Mortai e mitragliatrici contro i civili della minoranza musulmana dei Rohingya. Dopo gli scontri dei giorni scorsi in cui sono morte almeno 89 persone, l’esercito del Myanmar ha risposto aprendo il fuoco contro le migliaia di persone in fuga dai villaggi verso il Bangladesh, in cerca di salvezza. Lo riporta l’agenzia France Presse. I Rohingya sono considerati dai cittadini birmani come immigrati clandestini bengalesi.
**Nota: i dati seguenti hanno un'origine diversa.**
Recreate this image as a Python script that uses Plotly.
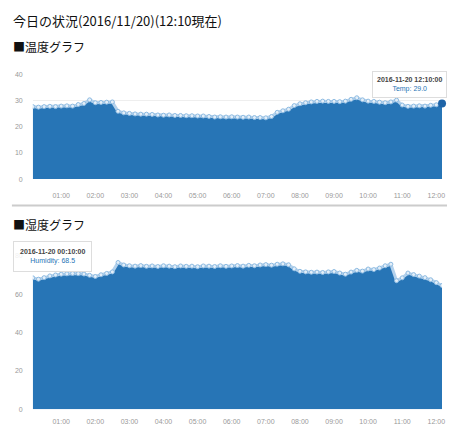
import pandas as pd
import plotly.graph_objects as go

# ---- data ----
times = pd.date_range("2016-11-20 00:10", "2016-11-20 12:10", freq="10min")

temp = [27.8, 27.6, 27.8, 27.9, 27.8, 28.0, 28.1, 28.0, 28.6, 29.0,
        30.4, 29.3, 29.4, 29.5, 29.6, 26.0, 25.4, 25.2, 25.0, 24.9,
        24.9, 24.8, 24.6, 24.5, 24.6, 24.4, 24.4, 24.3, 24.3, 24.2,
        24.2, 24.0, 23.8, 23.9, 23.8, 23.9, 23.8, 23.7, 23.8, 23.6,
        23.6, 23.5, 24.0, 25.6, 26.2, 26.8, 28.2, 28.9, 29.3, 29.6,
        29.8, 29.9, 29.8, 29.8, 29.7, 29.9, 30.6, 31.2, 30.4, 29.9,
        29.8, 29.5, 29.3, 29.6, 30.3, 28.4, 27.9, 28.0, 28.1, 28.0,
        28.3, 28.5, 29.0]

humidity = [68.5, 67.8, 68.6, 69.5, 70.0, 70.4, 70.6, 70.8, 70.7, 70.5,
            69.8, 69.2, 70.1, 70.8, 71.6, 76.5, 75.2, 74.8, 74.6, 74.9,
            74.5, 74.7, 74.4, 74.8, 74.6, 74.3, 74.7, 74.5, 74.6, 74.3,
            74.7, 74.6, 74.4, 74.8, 74.5, 74.7, 74.9, 74.6, 75.0, 74.8,
            75.2, 75.4, 75.1, 75.6, 75.8, 75.3, 73.2, 71.9, 71.6, 71.4,
            71.5, 71.3, 71.6, 71.8, 71.0, 70.4, 71.5, 72.4, 72.0, 73.1,
            72.8, 73.6, 74.8, 75.6, 67.0, 68.5, 71.0, 70.2, 69.4, 68.6,
            67.5, 66.0, 64.5]

temp_ticks = [0, 10, 20, 30, 40]
hum_ticks = [0, 20, 40, 60, 80]
hour_ticks = pd.date_range("2016-11-20 01:00", "2016-11-20 12:00", freq="1h")
hour_labels = [t.strftime("%H:%M") for t in hour_ticks]

page_title = "今日の状況(2016/11/20)(12:10現在)"
temp_heading = "■温度グラフ"
hum_heading = "■湿度グラフ"

FILL = "#2775b6"
LINE = "#b3d1ec"
W, H = 450, 425


def px(x):  # window pixel from left -> paper
    return x / W


def py(y):  # window pixel from top -> paper
    return (H - y) / H


fig = go.Figure()

fig.add_trace(go.Scatter(
    x=times, y=temp, xaxis="x", yaxis="y", fill="tozeroy",
    fillcolor=FILL, mode="lines+markers",
    line=dict(color=LINE, width=3),
    marker=dict(size=4, color="#e3eef8", line=dict(color="#8dbbe2", width=1)),
    hoverinfo="skip", showlegend=False))
fig.add_trace(go.Scatter(
    x=[times[-1]], y=[temp[-1]], xaxis="x", yaxis="y", mode="markers",
    marker=dict(size=8, color="#1e64a8"), hoverinfo="skip", showlegend=False,
    cliponaxis=False))

fig.add_trace(go.Scatter(
    x=times, y=humidity, xaxis="x2", yaxis="y2", fill="tozeroy",
    fillcolor=FILL, mode="lines+markers",
    line=dict(color=LINE, width=3),
    marker=dict(size=4, color="#e3eef8", line=dict(color="#8dbbe2", width=1)),
    hoverinfo="skip", showlegend=False))

tickfont = dict(family="Liberation Sans, Arial, sans-serif", size=7, color="#999")
xcommon = dict(type="date", range=[times[0], times[-1]], tickvals=list(hour_ticks),
               ticktext=hour_labels, showgrid=False, zeroline=False, showline=False,
               ticks="", tickfont=tickfont, domain=[px(33), px(445)])
ycommon = dict(showgrid=True, gridcolor="#eeeeee", gridwidth=1, zeroline=False,
               showline=False, ticks="", tickfont=tickfont, ticklabelstandoff=9)

fig.update_layout(
    width=W, height=H, margin=dict(l=0, r=0, t=0, b=0),
    paper_bgcolor="white", plot_bgcolor="white",
    xaxis=dict(**xcommon, anchor="y", ticklabelstandoff=11),
    yaxis=dict(**ycommon, range=[0, 40], tickvals=temp_ticks,
               domain=[py(178), py(72)], anchor="x"),
    xaxis2=dict(**xcommon, anchor="y2", ticklabelstandoff=7),
    yaxis2=dict(**ycommon, range=[0, 80], tickvals=hum_ticks,
                domain=[py(412), py(256)], anchor="x2"),
)

head_font = dict(family="Noto Sans CJK JP", size=12, color="#111")
fig.add_annotation(text=page_title, xref="paper", yref="paper", x=px(11), y=py(17),
                   xanchor="left", yanchor="middle", showarrow=False,
                   font=dict(family="Noto Sans CJK JP", size=13, color="#111"))
fig.add_annotation(text=temp_heading, xref="paper", yref="paper", x=px(11), y=py(43),
                   xanchor="left", yanchor="middle", showarrow=False, font=head_font)
fig.add_annotation(text=hum_heading, xref="paper", yref="paper", x=px(11), y=py(224),
                   xanchor="left", yanchor="middle", showarrow=False, font=head_font)

fig.add_shape(type="line", xref="paper", yref="paper", x0=px(12), x1=1,
              y0=py(205), y1=py(205), line=dict(color="#cccccc", width=2))

tip_font = dict(family="Liberation Sans, Arial, sans-serif", size=7, color="#444")
fig.add_annotation(
    text=f"<b>2016-11-20 12:10:00</b><br><span style='color:{FILL}'>Temp: {temp[-1]:.1f}</span>",
    xref="paper", yref="paper", x=1.0, y=py(82), xanchor="right", yanchor="middle",
    showarrow=False, align="center", font=tip_font,
    bgcolor="rgba(255,255,255,0.85)", bordercolor="#dddddd", borderwidth=1, borderpad=4)
fig.add_annotation(
    text=f"<b>2016-11-20 00:10:00</b><br><span style='color:{FILL}'>Humidity: {humidity[0]:.1f}</span>",
    xref="paper", yref="paper", x=px(13), y=py(257), xanchor="left", yanchor="middle",
    showarrow=False, align="center", font=tip_font,
    bgcolor="rgba(255,255,255,0.85)", bordercolor="#dddddd", borderwidth=1, borderpad=6)

fig.write_html(
    "out.html",
    config={"displayModeBar": False},
    post_script="document.body.style.margin='0';document.body.style.overflow='hidden';"
                "document.documentElement.style.overflow='hidden';",
)
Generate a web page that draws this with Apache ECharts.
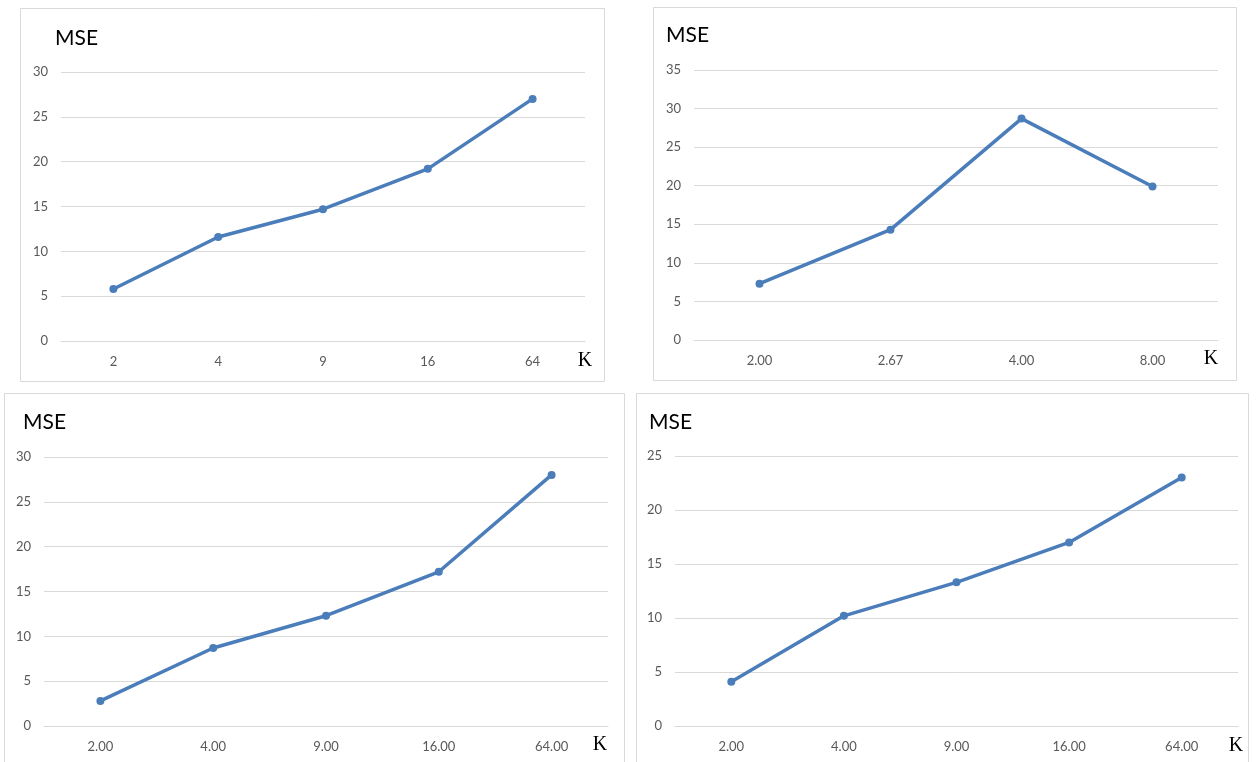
<!DOCTYPE html>
<html>
<head>
<meta charset="utf-8">
<title>MSE vs K</title>
<script src="https://cdn.jsdelivr.net/npm/echarts@6/dist/echarts.min.js"></script>
<style>
  html, body { margin: 0; padding: 0; background: #ffffff; }
  #chart { width: 1258px; height: 762px; }
</style>
</head>
<body>
<div id="chart"></div>
<script>
// K values and MSE results for each of the four experiments
const kLabelsA = ['2', '4', '9', '16', '64'];
const mseA = [5.8, 11.6, 14.7, 19.2, 27.0];

const kLabelsB = ['2.00', '2.67', '4.00', '8.00'];
const mseB = [7.3, 14.3, 28.7, 19.9];

const kLabelsC = ['2.00', '4.00', '9.00', '16.00', '64.00'];
const mseC = [2.8, 8.7, 12.3, 17.2, 28.0];

const kLabelsD = ['2.00', '4.00', '9.00', '16.00', '64.00'];
const mseD = [4.1, 10.2, 13.3, 17.0, 23.0];

const yMaxes = [30, 35, 30, 25];
const yStep = 5;

const yTitle = 'MSE';
const xTitle = 'K';

// Panel layout: frame box, plot area, and positions of the axis titles
const panels = [
  { cats: kLabelsA, vals: mseA, frame: [20, 8, 584, 373], grid: [61, 72, 524, 269], yt: [55, 38], xt: [585, 361] },
  { cats: kLabelsB, vals: mseB, frame: [653, 7, 583, 373], grid: [694, 70, 524, 270], yt: [666, 35], xt: [1211, 359] },
  { cats: kLabelsC, vals: mseC, frame: [4, 393, 620, 380], grid: [44, 457, 564, 269], yt: [23, 422], xt: [600, 745] },
  { cats: kLabelsD, vals: mseD, frame: [636, 393, 612, 380], grid: [675, 456, 563, 270], yt: [649, 422], xt: [1236, 746] }
];

const lineColor = '#4a7dba';
const gridColor = '#d9d9d9';
const labelColor = '#595959';
const sans = 'Lato, "Open Sans", sans-serif';

const option = {
  backgroundColor: '#ffffff',
  animation: false,
  grid: [],
  xAxis: [],
  yAxis: [],
  series: [],
  graphic: []
};

panels.forEach((p, i) => {
  option.grid.push({
    left: p.grid[0], top: p.grid[1], width: p.grid[2], height: p.grid[3],
    containLabel: false
  });
  option.xAxis.push({
    type: 'category',
    gridIndex: i,
    data: p.cats,
    boundaryGap: true,
    axisLine: { show: true, lineStyle: { color: gridColor, width: 1 } },
    axisTick: { show: false },
    axisLabel: { color: labelColor, fontFamily: sans, fontSize: 13, margin: 14 },
    splitLine: { show: false }
  });
  option.yAxis.push({
    type: 'value',
    gridIndex: i,
    min: 0,
    max: yMaxes[i],
    interval: yStep,
    axisLine: { show: false },
    axisTick: { show: false },
    axisLabel: { color: labelColor, fontFamily: sans, fontSize: 13, margin: 13 },
    splitLine: { show: true, lineStyle: { color: gridColor, width: 1 } }
  });
  option.series.push({
    type: 'line',
    xAxisIndex: i,
    yAxisIndex: i,
    data: p.vals,
    symbol: 'circle',
    symbolSize: 8,
    lineStyle: { color: lineColor, width: 3.5 },
    itemStyle: { color: lineColor },
    z: 3
  });
  // panel frame
  option.graphic.push({
    type: 'rect',
    silent: true,
    shape: { x: p.frame[0] + 0.5, y: p.frame[1] + 0.5, width: p.frame[2], height: p.frame[3] },
    style: { fill: 'none', stroke: gridColor, lineWidth: 1 },
    z: 0
  });
  // y-axis title
  option.graphic.push({
    type: 'text',
    silent: true,
    x: p.yt[0], y: p.yt[1],
    style: {
      text: yTitle, fill: '#000000', font: '21px ' + sans,
      textAlign: 'left', textVerticalAlign: 'middle'
    },
    z: 5
  });
  // x-axis title
  option.graphic.push({
    type: 'text',
    silent: true,
    x: p.xt[0], y: p.xt[1],
    style: {
      text: xTitle, fill: '#000000', font: '20px "Liberation Serif", "DejaVu Serif", serif',
      textAlign: 'center', textVerticalAlign: 'middle'
    },
    z: 5
  });
});

const chart = echarts.init(document.getElementById('chart'), null, { renderer: 'canvas' });
chart.setOption(option);
</script>
</body>
</html>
Più di un milione di loro vive nello stato di Rakhine e sono stati sottoposti a decenni di persecuzioni, incluse restrizioni alla libertà di movimento.
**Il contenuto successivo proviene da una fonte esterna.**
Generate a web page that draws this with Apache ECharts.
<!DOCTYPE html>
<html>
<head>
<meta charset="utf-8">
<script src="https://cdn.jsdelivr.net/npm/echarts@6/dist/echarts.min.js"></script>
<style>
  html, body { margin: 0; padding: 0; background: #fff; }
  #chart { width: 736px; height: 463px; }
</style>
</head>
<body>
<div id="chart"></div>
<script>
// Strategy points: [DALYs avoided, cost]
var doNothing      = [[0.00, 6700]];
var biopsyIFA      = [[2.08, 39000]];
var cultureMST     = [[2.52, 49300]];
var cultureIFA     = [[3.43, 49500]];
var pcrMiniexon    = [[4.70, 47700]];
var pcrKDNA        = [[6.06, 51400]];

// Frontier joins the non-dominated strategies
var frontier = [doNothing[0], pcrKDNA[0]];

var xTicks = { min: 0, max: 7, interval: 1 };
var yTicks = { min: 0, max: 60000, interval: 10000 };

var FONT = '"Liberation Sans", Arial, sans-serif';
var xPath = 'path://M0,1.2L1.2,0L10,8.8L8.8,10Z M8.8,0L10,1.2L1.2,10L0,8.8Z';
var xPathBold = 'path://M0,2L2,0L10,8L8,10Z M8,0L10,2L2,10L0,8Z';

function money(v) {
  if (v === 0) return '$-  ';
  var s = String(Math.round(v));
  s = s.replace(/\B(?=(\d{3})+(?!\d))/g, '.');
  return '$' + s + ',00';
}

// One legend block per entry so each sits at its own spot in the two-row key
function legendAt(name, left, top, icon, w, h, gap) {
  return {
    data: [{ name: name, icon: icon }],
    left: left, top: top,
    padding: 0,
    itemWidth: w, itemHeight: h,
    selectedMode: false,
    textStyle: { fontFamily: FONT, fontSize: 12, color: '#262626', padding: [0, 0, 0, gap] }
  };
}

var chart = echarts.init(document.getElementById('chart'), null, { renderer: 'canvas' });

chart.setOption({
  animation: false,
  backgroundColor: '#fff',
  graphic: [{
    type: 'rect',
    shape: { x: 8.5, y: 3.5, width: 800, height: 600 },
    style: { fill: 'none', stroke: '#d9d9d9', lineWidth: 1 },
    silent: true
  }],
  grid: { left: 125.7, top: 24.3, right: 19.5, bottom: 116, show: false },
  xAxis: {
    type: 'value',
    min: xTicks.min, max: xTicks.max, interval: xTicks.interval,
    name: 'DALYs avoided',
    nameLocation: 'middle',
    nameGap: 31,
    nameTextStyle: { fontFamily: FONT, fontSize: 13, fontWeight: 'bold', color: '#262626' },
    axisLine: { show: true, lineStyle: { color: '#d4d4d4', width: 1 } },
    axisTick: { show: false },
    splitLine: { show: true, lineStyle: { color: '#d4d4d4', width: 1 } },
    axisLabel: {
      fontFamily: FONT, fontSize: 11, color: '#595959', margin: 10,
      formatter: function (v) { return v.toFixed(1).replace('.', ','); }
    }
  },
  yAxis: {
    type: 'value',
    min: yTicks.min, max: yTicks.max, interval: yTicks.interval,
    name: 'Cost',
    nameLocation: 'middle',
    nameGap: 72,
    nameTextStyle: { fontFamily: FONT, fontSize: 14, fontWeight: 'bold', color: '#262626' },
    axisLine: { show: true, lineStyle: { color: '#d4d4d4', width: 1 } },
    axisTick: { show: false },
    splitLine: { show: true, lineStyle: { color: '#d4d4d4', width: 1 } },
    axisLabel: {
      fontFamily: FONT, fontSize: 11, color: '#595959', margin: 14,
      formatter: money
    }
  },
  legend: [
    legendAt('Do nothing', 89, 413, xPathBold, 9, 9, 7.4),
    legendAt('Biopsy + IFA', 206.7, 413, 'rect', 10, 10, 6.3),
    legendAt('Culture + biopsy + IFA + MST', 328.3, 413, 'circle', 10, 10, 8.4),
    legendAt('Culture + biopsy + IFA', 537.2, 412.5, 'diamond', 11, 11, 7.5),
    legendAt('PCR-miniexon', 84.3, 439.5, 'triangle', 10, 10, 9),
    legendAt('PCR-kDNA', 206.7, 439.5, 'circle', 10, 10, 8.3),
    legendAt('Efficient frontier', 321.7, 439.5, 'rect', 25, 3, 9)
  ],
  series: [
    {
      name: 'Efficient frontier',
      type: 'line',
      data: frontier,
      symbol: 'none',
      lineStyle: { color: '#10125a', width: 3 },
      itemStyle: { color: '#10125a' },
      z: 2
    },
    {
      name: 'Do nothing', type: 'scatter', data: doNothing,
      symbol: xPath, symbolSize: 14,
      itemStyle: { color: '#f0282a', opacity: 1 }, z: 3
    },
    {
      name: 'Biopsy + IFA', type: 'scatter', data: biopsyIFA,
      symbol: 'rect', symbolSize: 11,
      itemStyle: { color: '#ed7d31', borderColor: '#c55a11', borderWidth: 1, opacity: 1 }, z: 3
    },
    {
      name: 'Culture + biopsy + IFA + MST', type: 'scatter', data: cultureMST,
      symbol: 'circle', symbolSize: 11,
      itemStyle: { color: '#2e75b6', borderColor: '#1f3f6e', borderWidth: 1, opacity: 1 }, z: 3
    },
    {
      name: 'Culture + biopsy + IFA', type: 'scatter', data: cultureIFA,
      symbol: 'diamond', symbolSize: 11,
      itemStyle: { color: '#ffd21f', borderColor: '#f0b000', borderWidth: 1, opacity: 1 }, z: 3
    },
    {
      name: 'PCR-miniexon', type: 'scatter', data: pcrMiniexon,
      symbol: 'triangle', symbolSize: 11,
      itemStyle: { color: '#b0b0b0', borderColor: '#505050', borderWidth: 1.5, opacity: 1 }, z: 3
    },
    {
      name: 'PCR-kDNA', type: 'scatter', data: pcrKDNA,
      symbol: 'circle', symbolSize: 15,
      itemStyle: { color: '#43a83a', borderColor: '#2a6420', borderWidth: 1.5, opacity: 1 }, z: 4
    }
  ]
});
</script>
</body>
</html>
Nella notte di giovedì un gruppo di militanti armati della minoranza musulmana ha lanciato attacchi coordinati contro delle postazioni di polizia a Maungdaw, non lontano dal confine con il Bangladesh, con bombe a mano ed esplosivi artigianali. Nello scontro che ne  è seguito sono morte almeno 89 persone, di cui 12 agenti. A quanto pare, la rappresaglia decisa dal governo di Aung San Suu Kyi, la leader e premio Nobel per la pace, è stata durissima. Sui social media, scrive Repubblica, i difensori dei diritti della minoranza Rohingya hanno riportato di molti raid sui villaggi da parte delle forze governative, con uccisioni e case bruciate. Notizie accompagnate dai video dei civili in fuga.
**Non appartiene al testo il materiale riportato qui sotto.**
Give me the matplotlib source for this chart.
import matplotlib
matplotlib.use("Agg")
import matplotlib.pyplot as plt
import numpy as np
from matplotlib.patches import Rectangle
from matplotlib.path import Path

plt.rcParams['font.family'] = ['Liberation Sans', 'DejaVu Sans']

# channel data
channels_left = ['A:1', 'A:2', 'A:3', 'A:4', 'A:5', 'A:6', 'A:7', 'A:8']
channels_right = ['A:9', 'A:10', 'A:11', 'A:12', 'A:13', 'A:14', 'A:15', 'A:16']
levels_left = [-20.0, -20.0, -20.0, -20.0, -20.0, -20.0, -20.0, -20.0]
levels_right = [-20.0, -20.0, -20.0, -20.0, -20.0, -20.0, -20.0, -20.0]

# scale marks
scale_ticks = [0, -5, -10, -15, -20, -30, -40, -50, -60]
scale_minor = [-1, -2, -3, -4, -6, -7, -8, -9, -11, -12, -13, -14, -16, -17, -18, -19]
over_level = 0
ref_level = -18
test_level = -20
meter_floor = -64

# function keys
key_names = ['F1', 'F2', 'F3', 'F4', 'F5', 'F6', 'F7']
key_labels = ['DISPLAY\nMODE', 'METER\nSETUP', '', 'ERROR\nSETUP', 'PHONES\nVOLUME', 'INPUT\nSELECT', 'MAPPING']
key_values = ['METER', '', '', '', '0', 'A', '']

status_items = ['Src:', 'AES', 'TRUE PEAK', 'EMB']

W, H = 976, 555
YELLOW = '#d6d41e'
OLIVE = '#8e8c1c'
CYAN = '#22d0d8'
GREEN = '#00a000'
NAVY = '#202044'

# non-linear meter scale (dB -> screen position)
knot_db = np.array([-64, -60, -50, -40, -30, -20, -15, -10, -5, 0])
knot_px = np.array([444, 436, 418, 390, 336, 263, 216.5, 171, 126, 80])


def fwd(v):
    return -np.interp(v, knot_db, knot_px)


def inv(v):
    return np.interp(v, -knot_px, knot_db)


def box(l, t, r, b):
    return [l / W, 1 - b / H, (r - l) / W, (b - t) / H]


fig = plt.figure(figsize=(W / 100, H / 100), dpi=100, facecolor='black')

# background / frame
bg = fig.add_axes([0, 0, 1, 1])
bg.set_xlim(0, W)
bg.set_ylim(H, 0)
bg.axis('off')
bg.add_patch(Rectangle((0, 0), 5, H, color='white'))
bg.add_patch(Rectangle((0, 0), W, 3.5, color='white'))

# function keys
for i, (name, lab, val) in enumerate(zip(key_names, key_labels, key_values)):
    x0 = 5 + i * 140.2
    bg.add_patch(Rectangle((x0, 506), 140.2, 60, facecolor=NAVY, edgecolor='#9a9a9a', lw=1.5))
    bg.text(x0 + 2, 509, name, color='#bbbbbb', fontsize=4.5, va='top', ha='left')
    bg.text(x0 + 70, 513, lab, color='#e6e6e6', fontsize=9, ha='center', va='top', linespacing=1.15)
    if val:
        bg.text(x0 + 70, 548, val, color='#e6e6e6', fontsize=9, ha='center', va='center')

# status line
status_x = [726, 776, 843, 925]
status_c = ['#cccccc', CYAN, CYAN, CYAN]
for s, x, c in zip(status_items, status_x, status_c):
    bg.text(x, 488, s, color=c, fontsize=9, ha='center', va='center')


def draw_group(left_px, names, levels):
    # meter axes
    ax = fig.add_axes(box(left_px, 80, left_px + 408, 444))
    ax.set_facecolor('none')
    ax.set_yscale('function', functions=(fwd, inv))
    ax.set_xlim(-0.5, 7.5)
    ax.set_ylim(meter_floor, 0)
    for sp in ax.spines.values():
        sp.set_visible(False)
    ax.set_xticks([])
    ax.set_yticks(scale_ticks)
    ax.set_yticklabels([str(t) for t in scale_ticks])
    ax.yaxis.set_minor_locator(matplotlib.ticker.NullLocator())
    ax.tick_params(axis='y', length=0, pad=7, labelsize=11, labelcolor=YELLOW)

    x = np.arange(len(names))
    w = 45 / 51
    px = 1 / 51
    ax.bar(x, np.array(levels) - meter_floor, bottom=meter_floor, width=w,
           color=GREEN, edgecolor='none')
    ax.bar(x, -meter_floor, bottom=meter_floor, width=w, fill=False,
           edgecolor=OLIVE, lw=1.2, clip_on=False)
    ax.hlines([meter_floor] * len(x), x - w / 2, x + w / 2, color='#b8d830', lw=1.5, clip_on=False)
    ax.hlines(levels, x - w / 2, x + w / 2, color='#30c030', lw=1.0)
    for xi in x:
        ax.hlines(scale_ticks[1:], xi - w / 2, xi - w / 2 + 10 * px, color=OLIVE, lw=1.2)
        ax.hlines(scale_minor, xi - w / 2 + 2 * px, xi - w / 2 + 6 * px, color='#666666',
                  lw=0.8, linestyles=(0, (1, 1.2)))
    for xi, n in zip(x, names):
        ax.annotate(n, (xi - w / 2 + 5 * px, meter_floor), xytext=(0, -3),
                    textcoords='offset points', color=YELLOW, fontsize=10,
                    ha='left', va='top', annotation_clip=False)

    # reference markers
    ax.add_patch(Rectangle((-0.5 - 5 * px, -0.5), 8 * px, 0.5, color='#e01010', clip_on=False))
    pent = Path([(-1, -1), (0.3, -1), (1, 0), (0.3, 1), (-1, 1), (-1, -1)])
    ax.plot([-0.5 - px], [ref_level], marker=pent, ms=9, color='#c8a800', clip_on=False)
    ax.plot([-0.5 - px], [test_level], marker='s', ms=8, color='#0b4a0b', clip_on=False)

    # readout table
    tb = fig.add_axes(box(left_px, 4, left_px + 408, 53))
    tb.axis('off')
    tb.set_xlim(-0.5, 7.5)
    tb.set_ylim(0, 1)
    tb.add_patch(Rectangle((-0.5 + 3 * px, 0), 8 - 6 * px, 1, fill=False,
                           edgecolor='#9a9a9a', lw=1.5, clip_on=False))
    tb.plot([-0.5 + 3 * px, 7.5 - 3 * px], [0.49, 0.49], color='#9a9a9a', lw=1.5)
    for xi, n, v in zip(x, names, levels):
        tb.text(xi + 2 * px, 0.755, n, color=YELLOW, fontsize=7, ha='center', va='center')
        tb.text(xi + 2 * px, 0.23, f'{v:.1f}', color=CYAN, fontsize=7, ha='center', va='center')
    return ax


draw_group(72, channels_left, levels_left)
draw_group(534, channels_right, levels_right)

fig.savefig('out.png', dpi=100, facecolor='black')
Le violenze, le più sanguinose degli ultimi mesi nella zona, arrivano un giorno dopo che una commissione guidata dall’ex capo dell’Onu, Kofi Annan, ha rilasciato una serie di raccomandazioni al governo di Suu Kyi su come reagire alle crescenti tensioni nella regione occidentale. Nel gennaio scorso il genocidio dei Rohingya era stato testimoniato dalla foto del piccolo Mohammed Shohayet, annegato insieme alla mamma nel fiume Naf mentre con la famiglia cercava di fuggire proprio in Bangladesh per salvarsi dalla violenza dei militari.